Finding A Blog Focus
It’s Sunday, and I’m writing this before the usual chaos of “cleaning day” sets in. The rest of the household is still asleep – even my dachshund, Robbie, gave me one look as I left the room and promptly claimed my spot on the bed.
As the eternally-grumpy Jim Hopper wisely said: “Mornings are for coffee and contemplation.” As I set about making coffee and thus fulfilling one half of that sentiment, the contemplation finally arrived. Okay, maybe it didn’t arrive until after my first cup.
I came to the realization that not only was this blog officially one month old, but that I still hadn’t fully settled on a focus for it.
This isn’t my first blog. I’ve attempted to get a few others off the ground, mostly unsuccessfully. They were both great learning experiences, of course. I learned how to set up a domain, hosting, WordPress, and the myriad of options that come with all of the above. I would consider those positive results for the time investment – but the most important lesson was yet to come.
The best lessons are learned firsthand.
I really like blogging, despite my amateur attempts. It took me a bit to figure out the best lesson, though. As good as my efforts were, both of my previous attempts were not authentic. It’s a bit like trying on someone else’s clothes – someone with a decidedly different style than your own. They might fit for the most part, but they don’t really reflect you.
With both of my two previous blogs, I realized I wasn’t truly writing them. They were writing me. They were the borrowed clothes from the friend who is more or less the same size, but also not. I was more in love with the idea of writing for them than I was with actually writing for them.
I was also not fully comfortable with the niches I had picked for each site. At the end of the day, I simply wasn’t driven to write for them. When I did write, though, I was extremely proud of the content. I knew that this was something that I wanted to do, I just wasn’t approaching it from the right outlook.
Starting is the hardest part of anything.

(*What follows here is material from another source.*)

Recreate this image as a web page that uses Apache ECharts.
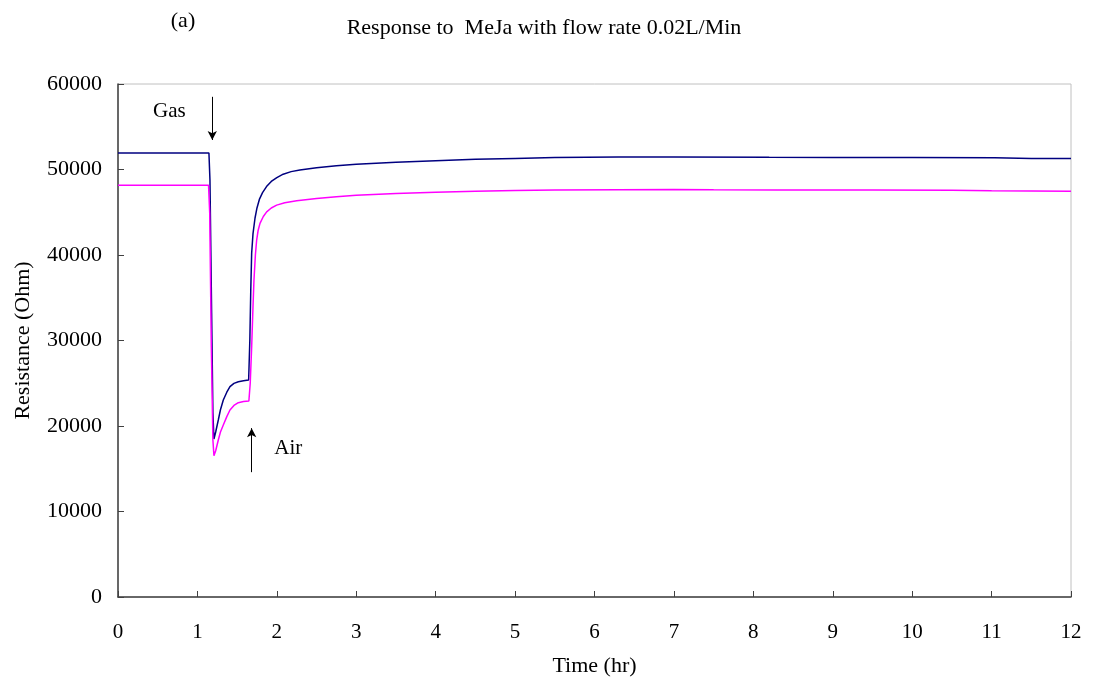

One of the most common pieces of advice given to aspiring writers is to simply just write. Write even if what you come up with is crud, write from the heart, and most importantly: just start.
“Just start” can be applied to a lot of things. Speaking as both a procrastinator and a perfectionist (a terrible combination), I have to frequently remind myself to just start with a lot of things. Even before starting this post, I wasn’t entirely sure of myself. What’s the point of a post like this, and why would anyone want to read it? Still, I knew that writing it was going to be important, and sure enough it dawned on me midway through the process.
There are a lot of blogs out there, written by individuals infinitely more qualified than I was on any given topic. It’s daunting to know that, and still yearn to write on the topics I care most about. Once I started thinking about it from a different perspective, though, the pivotal “ah ha” moment finally struck.
You don’t have to be an expert to contribute to a conversation.
I loosely define this as a lifestyle blog but want to be careful in saying such, as it’s a blog type that can be greatly misunderstood at times. I’m calling it a lifestyle blog because I don’t want to “niche down” and encounter the same issues I did with previous blogs. It’s a lifestyle blog, ultimately, because it reflects who I am, and what I’m about.
So what can you expect to see here? My goal is to take the “just start” approach and apply it to everything. Whether it’s learning how to make a basic budget, eat healthier, or finally tackle that Pinterest project, I want to help make these topics both approachable and actionable. After all, it’s one thing to read how to do something, and another thing to start doing it altogether.
What can you not expect to see here? Perfection. I believe that making mistakes is a critical part of the learning process, and there will be times when I’m learning by doing. For that reason, I’m likely to avoid topics where the wrong advice can be utterly harmful (like, say, day-trading). If you’re looking for advanced knowledge on some of my topics, I’ll gladly defer to the experts.
No one teaches you how to get your life together.
But I’m going to try. As so many of my fellow Millennials like to say, “adulting” is hard. It doesn’t have to be, but one thing that does have to happen is that you have to just start.